Monday, February 25, 2008

Right Brain, Left Brain


Here is an amusing little exercise: Click on the image, and see if it spins. Which way? Clockwise, or counter-clockwise?

Go here, and see what -- and maybe -- how you think ...

11 comments:

Irene said...

What does it signify if you can make her change directions at will?

Steve Perry said...

I'm not sure, She starts out going clockwise for me every time, but I can change that by concentrating on her.

Daniel Keys Moran said...

I've seen this before -- it varies clockwise/counter-clockwise for me -- I don't know what causes it to change direction.

Anonymous said...

I'm having a hard time believing she'll go counter-clockwise.

Delilah

Steve Perry said...

Oh, yeah.
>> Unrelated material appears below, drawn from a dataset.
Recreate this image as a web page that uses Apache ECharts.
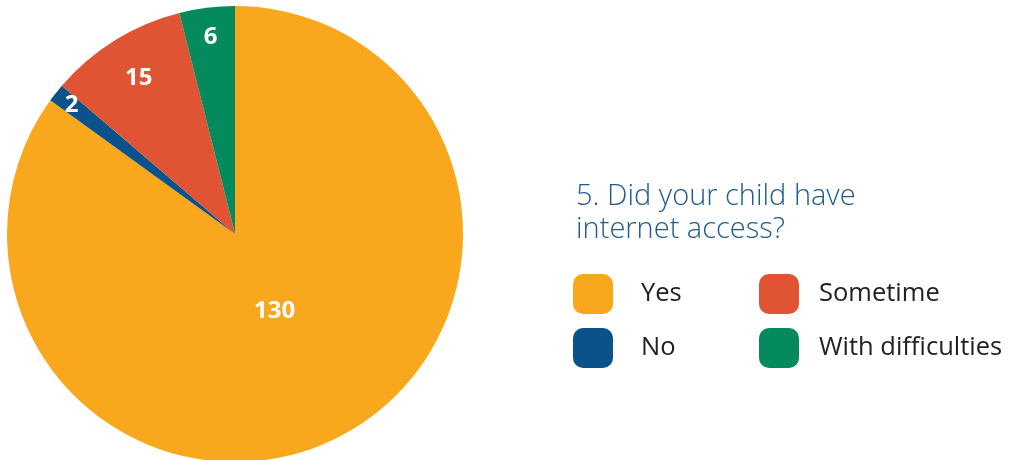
<!DOCTYPE html>
<html>
<head>
<meta charset="utf-8">
<script src="https://cdn.jsdelivr.net/npm/echarts@6/dist/echarts.min.js"></script>
<style>html,body{margin:0;padding:0;background:#fff}#c{width:1015px;height:460px}</style>
</head>
<body>
<div id="c"></div>
<script>
const categories = ['Yes', 'No', 'Sometime', 'With difficulties'];
const values = [130, 2, 15, 6];
const colors = ['#F9A81D', '#0B528A', '#E05433', '#058A5E'];
const titleText = '5. Did your child have\ninternet access?';

// label placement (distance of each value label from the pie centre, px)
const labelRadius = [84, 205, 180, 195];
const R = 228;
const center = [235, 234];

const chart = echarts.init(document.getElementById('c'));
const baseData = categories.map((n, i) => ({ name: n, value: values[i], itemStyle: { color: colors[i] } }));
const labelStyle = { color: '#fff', fontFamily: 'Open Sans', fontWeight: 'bold', fontSize: 24 };

const labelSeries = categories.map((cat, k) => {
  const rm = labelRadius[k];
  const radius = 2 * rm <= R ? [0, 2 * rm] : [2 * rm - R, R];
  return {
    type: 'pie', center: center, radius: radius,
    startAngle: 90, clockwise: true, silent: true,
    itemStyle: { color: 'rgba(0,0,0,0)' }, labelLine: { show: false },
    data: categories.map((n, i) => ({ name: n, value: values[i], label: { show: i === k } })),
    label: Object.assign({ position: 'inside', formatter: '{c}' }, labelStyle)
  };
});

const legendText = { fontFamily: 'Open Sans', fontSize: 25.5, color: '#222' };

chart.setOption({
  animation: false,
  title: {
    text: titleText, left: 571, top: 175,
    textStyle: { fontFamily: 'Open Sans', fontWeight: 300, fontSize: 29, color: '#1F5B8E', lineHeight: 33 }
  },
  legend: [
    { data: ['Yes', 'No'], orient: 'vertical', left: 568, top: 269, itemWidth: 40, itemHeight: 40, itemGap: 14,
      icon: 'roundRect', textStyle: Object.assign({ padding: [0, 0, 6, 23] }, legendText), selectedMode: false },
    { data: ['Sometime', 'With difficulties'], orient: 'vertical', left: 754, top: 269, itemWidth: 40, itemHeight: 40, itemGap: 14,
      icon: 'roundRect', textStyle: Object.assign({ padding: [0, 0, 6, 15] }, legendText), selectedMode: false }
  ],
  series: [
    { type: 'pie', center: center, radius: [0, R], startAngle: 90, clockwise: true, silent: true,
      label: { show: false }, labelLine: { show: false }, data: baseData }
  ].concat(labelSeries)
});
</script>
</body>
</html>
Until you get the hang of it, shift your gaze to the shadow just below her foot, and then think of her going the other way.

The theory is that right brain thinking makes her go one way, and left brain the other; by shifting the way you think -- literally -- you can change the spin.

I dunno how valid it it, but the link to the article offers some explanation.

Tiel Aisha Ansari said...

Clockwise for me, it's an effort to make her go counter.

I wonder if you'd get a different distribution of responses with an abstract shape instead of a human figure, though. Seems like a person's initial response to the figure might influence how the brain is working at that moment.

Steve Perry said...

I don't think the figure makes the difference. You can draw a box with two sets of squares joined by angled lines and make the same visual swap if you want.

It's also easier to look at the still image to see the shift. In both cases, the spinner's foot is pointing toes up, but in one, the toes are pointing away from the viewer, and in the other, toward you.

Kai Jones said...

Maybe it would work better for me if it were a naked man.

Daniel Keys Moran said...

Interesting ... as some of you may know, the vision went off in my right eye a couple years back, and in the last few months has completely flamed out....

She used to go clockwise and counterclockwise for me -- now she goes clockwise, and never goes counterclockwise no matter what. The left eye feeds the right side of the brain directly ... maybe this means I'll be getting more creative now the left side of my brain's getting no meaningful visual input ...

Hey, lemonade. :-)

Dan Gambiera said...

Clockwise but easy to switch.

J.D. Ray said...

I did my best, but couldn't make her go counter-clockwise. Of course, I kept getting distracted by her nakedness. Dammit, I'm a cheap date.